Test the plugin for complex and relatively large computation batch jobs at CERN.
Implement some sample notebooks illustrating the process.


Ask for feedback from users and implement the suggestions.
Write comprehensive documentation of the code written for Task 2.


Deploy and test the plugin to CERN IT Infrastructure.

Test the plugin on CERN IT Infrastructure.
Integrate the plugin with SWAN notebook service.
Ask for feedback from users and implement the suggestions.
Write comprehensive documentation of the code written for Task 3.


Timeline


Duration
Task


March 27
Deadline for submitting Project Proposal


March 27 - April 23
Learn more about Ganga Toolkit.
Read Documentation and learn more about HTCondor
Learn more about Jupyter Notebook.


April 23 - May 14
Official Community Bonding PeriodGet Involved with CERN, HTCondor and Jupyter community.
Know more about mentors such as their timezone, preferred medium of communication etc.
Learn about other projects and ongoing experiments at CERN.
Get acquainted with various tools used at CERN.
Begin Task 1 : Design and Implement PluginFigure out prototype and plan how the plugin will work.
Set up development environment.


May 14 - June 6
Official Coding Period StartFinish implementation of plugin
Test the plugin to some sample jobs on local backend server.
Perform UI tests and fix bugs.


June 6 - June 11
Time period for any unexpected delay.
Finish Task 1


June 11 - June 15
Phase 1 evaluationSubmit git repository of Code with documentation for Task 1


June 15 - July 4
Begin Task 2 : Integrate plugin with HTCondorImplement functionality for integrating HTCondor as backend.
Test plugin for real batch jobs at CERN.
Ask for feedbacks from the users and implement suggestions.


July 4 - July 9
Time period for any unexpected delay.
Finish Task 2


July 9 - July 13
Phase 2 evaluationSubmit git repository of Code with documentation for Task 2


July 13 - August 10
Begin Task 3 : Deploy plugin to CERN IT InfrastructureTest plugin on CERN’s batch infrastructure.
Integrate plugin to SWAN Notebook service.
Ask feedback from the users and implement suggestions.


August 10 - August 14
Finish Task 3 
Final SubmissionSubmit git repository of final code with complete documentation.


Deliverables


Working Jupyter Notebook plugin with following features.

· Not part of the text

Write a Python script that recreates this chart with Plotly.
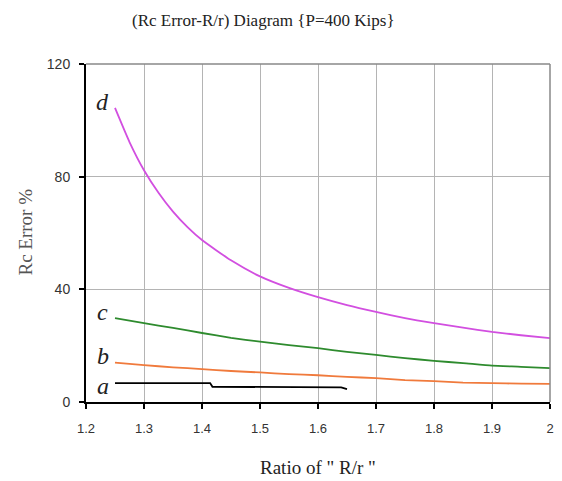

Submitting batch jobs from Jupyter Notebook
Displaying progress bar and job statistics of the ongoing jobs.
Cancellation of ongoing jobs.


SWAN Notebook service integration of the plugin.
Detailed documentation for the plugin.
Sample Notebooks demonstrating application of plugin using Ganga toolkit and HTCondor.

Future Goals


Explore the possibility of improving the plugin and implement a similar plugin for JupyterLab which is next generation user interface of Project Jupyter.

References


Ganga Toolkit
HTCondor
SWAN
LHC
High-Throughput Computing
iPython
Jupyter Notebook
Jupyter Extensions
Jupyter Lab

Full Name	Aman Pratap Singh
Institute	2nd Year B.Tech Student Computer Science and Engineering Indian Institute of Technology Bhubaneswar
Email	aps10@iitbbs.ac.in amanprtpsingh@gmail.com
Phone	+91-8266928969
Blog	https://blog.amanpratapsingh.in
Github	https://github.com/apsknight
IRC Nick	apsknight (Freenode/OFTC)
Timezone	Indian Standard Time (GMT +0530)
Address	54, Transit Hostel-2, NISER Campus, Indian Institute of Technology Bhubaneswar Jatni, Odisha, India 752050
Reference Contact	Tatvam Dadheech Email: td14@iitbbs.ac.in Phone: +91-8107407676
Duration	Task
March 27	Deadline for submitting Project Proposal
March 27 - April 23	Learn more about Ganga Toolkit. Read Documentation and learn more about HTCondor Learn more about Jupyter Notebook.
April 23 - May 14	Official Community Bonding Period Get Involved with CERN, HTCondor and Jupyter community. Know more about mentors such as their timezone, preferred medium of communication etc. Learn about other projects and ongoing experiments at CERN. Get acquainted with various tools used at CERN. Begin Task 1 : Design and Implement Plugin Figure out prototype and plan how the plugin will work. Set up development environment.
May 14 - June 6	Official Coding Period Start Finish implementation of plugin Test the plugin to some sample jobs on local backend server. Perform UI tests and fix bugs.
June 6 - June 11	Time period for any unexpected delay. Finish Task 1
June 11 - June 15	Phase 1 evaluation Submit git repository of Code with documentation for Task 1
June 15 - July 4	Begin Task 2 : Integrate plugin with HTCondor Implement functionality for integrating HTCondor as backend. Test plugin for real batch jobs at CERN. Ask for feedbacks from the users and implement suggestions.
July 4 - July 9	Time period for any unexpected delay. Finish Task 2
July 9 - July 13	Phase 2 evaluation Submit git repository of Code with documentation for Task 2
July 13 - August 10	Begin Task 3 : Deploy plugin to CERN IT Infrastructure Test plugin on CERN’s batch infrastructure. Integrate plugin to SWAN Notebook service. Ask feedback from the users and implement suggestions.
August 10 - August 14	Finish Task 3 Final Submission Submit git repository of final code with complete documentation.